The U.S. Court of Appeals for the Eighth Circuit ruled in favor of the BLinC, recognizing the selective enforcement of the school’s policy violated the First Amendment. 

“The law is clear: state organizations may not target religious groups for differential treatment or withhold an otherwise available benefit solely because they are religious. That is what happened here. The individual defendants may pick their poison: they are either plainly incompetent or they knowingly violated the Constitution. Either way, they should not get qualified immunity,” Judge Jonathan A. Kobes wrote.

“BLinC takes good students and makes them better by strengthening their resolve to remain true to their moral compass in the cutthroat business world,” said Eric Baxter, vice president and senior counsel at Becket, the religious rights group that represented BLinC in the case. 

“Any wise university would be thrilled to have them on campus, but the University of Iowa tried hounding them off instead.
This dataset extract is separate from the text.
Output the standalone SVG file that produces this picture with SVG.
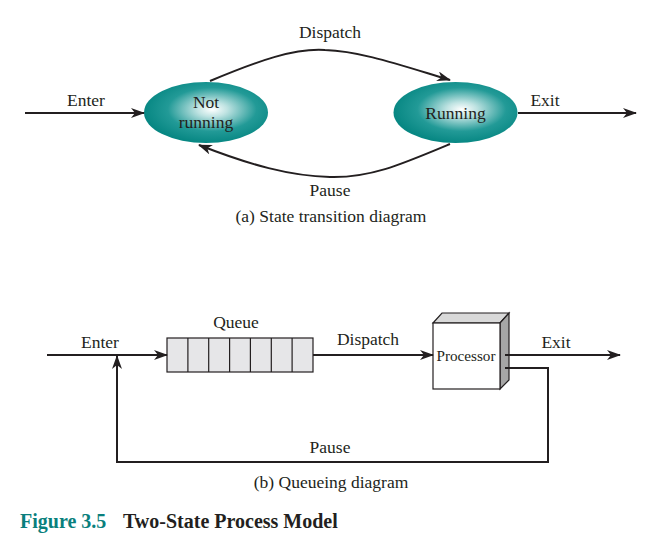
<svg xmlns="http://www.w3.org/2000/svg" width="659" height="549" viewBox="0 0 659 549">
<style>
text{font-family:"Liberation Serif","Times New Roman",serif;font-size:17.5px;fill:#231f20}
.c{text-anchor:middle}
.ln{fill:none;stroke:#231f20;stroke-width:2}
.st{stroke:#231f20;stroke-width:1.2}
.cap{font-weight:bold;font-size:20px}
</style>
<defs>
<radialGradient id="g" cx="0.55" cy="0.45" r="0.55">
<stop offset="0" stop-color="#ffffff"/>
<stop offset="0.22" stop-color="#bfe3e2"/>
<stop offset="0.65" stop-color="#229a97"/>
<stop offset="1" stop-color="#078783"/>
</radialGradient>
<marker id="a" markerWidth="14" markerHeight="10" refX="13" refY="5" orient="auto" markerUnits="userSpaceOnUse">
<path d="M0,0 L14,5 L0,10 L4,5 z" fill="#231f20"/>
</marker>
</defs>
<g id="notrunning">
<ellipse cx="206" cy="112.5" rx="62" ry="30.5" fill="url(#g)"/>
<text class="c" x="206" y="108">Not</text>
<text class="c" x="206" y="128">running</text>
</g>
<g id="running">
<ellipse cx="455.5" cy="112.5" rx="62" ry="30.5" fill="url(#g)"/>
<text class="c" x="455.5" y="119">Running</text>
</g>
<g id="queue">
<rect x="167" y="338" width="146" height="34" fill="#e6e6e8" class="st"/>
<path class="st" d="M187.9,338V372M208.7,338V372M229.6,338V372M250.4,338V372M271.3,338V372M292.1,338V372"/>
<text class="c" x="236" y="328">Queue</text>
</g>
<g id="processor">
<polygon points="433,323 442,313 509,313 500,323" fill="#d9d9d9" class="st"/>
<polygon points="500,323 509,313 509,380 500,389" fill="#a6a6a6" class="st"/>
<rect x="433" y="323" width="67" height="66" fill="#ffffff" class="st"/>
<text class="c" x="466" y="361" style="font-size:15.2px">Processor</text>
</g>
<g id="connectors">
<path class="ln" d="M25,113 H144" marker-end="url(#a)"/>
<path class="ln" d="M518,113 H636" marker-end="url(#a)"/>
<path class="ln" d="M210,81 C260,60 295,48 325,50 C360,51 400,65 450,80" marker-end="url(#a)"/>
<path class="ln" d="M450,144 C400,165 370,178 330,177 C290,176 250,165 199,145" marker-end="url(#a)"/>
<path class="ln" d="M47,355 H167" marker-end="url(#a)"/>
<path class="ln" d="M313,355 H433" marker-end="url(#a)"/>
<path class="ln" d="M505,355 H620" marker-end="url(#a)"/>
<path class="ln" d="M505,368 H548 V462 H117 V356" marker-end="url(#a)"/>
</g>
<g id="labels">
<text class="c" x="330" y="38">Dispatch</text>
<text class="c" x="330" y="196">Pause</text>
<text class="c" x="86" y="106">Enter</text>
<text class="c" x="545" y="106">Exit</text>
<text class="c" x="331" y="222">(a) State transition diagram</text>
<text class="c" x="100" y="348">Enter</text>
<text class="c" x="368" y="345">Dispatch</text>
<text class="c" x="556" y="348">Exit</text>
<text class="c" x="330" y="453">Pause</text>
<text class="c" x="331" y="488">(b) Queueing diagram</text>
<text class="cap" x="20" y="528" style="fill:#0a7f7d">Figure 3.5</text>
<text class="cap" x="123" y="528">Two-State Process Model</text>
</g>
</svg>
Fortunately, the First Amendment protects their right to remain on campus on the same terms as every other student group,” Baxter continued.

In October 2017, after a student complained about being denied a leadership position in the BLinC, school officials subjected the Christian student group to a lengthy investigation, ultimately demanding the group “revise” its beliefs and strip faith from its leadership criteria. But while BLinC welcomes all students as members, to maintain its religious mission, it seeks leaders who agree with its faith. 

And while other campus clubs were allowed to set their own criteria for leaders, the school removed BLinC from campus for doing the same thing, telling them their leadership selection was discriminatory. 

Even after a federal judge warned the university about its double standards, university officials reportedly went on a de-registering spree, ultimately kicking other Christian student groups off campus for reserving leadership positions for students who shared their faith. 

At the same time, fraternities and sororities, political groups, and other ideology-based organizations were left untouched, even though they discriminate based on gender or other characteristics protected by the nondiscrimination policy, or—like BLinC—agreement with their underlying mission.

A lower court last year ruled that the school’s discrimination against BLinC was illegal and that the university had to let BLinC back on campus once and for all. The Eighth Circuit’s decision affirms that ruling while holding the individual university officials personally responsible for their discriminatory application of the school’s nondiscrimination policy.

“It’s deeply ironic that school officials tried using the university’s nondiscrimination policy to discriminate against religion,” said Baxter. “They knew this was wrong, yet did it anyway. We’re pleased the court has recognized that such blatant religious discrimination brings personal consequences.”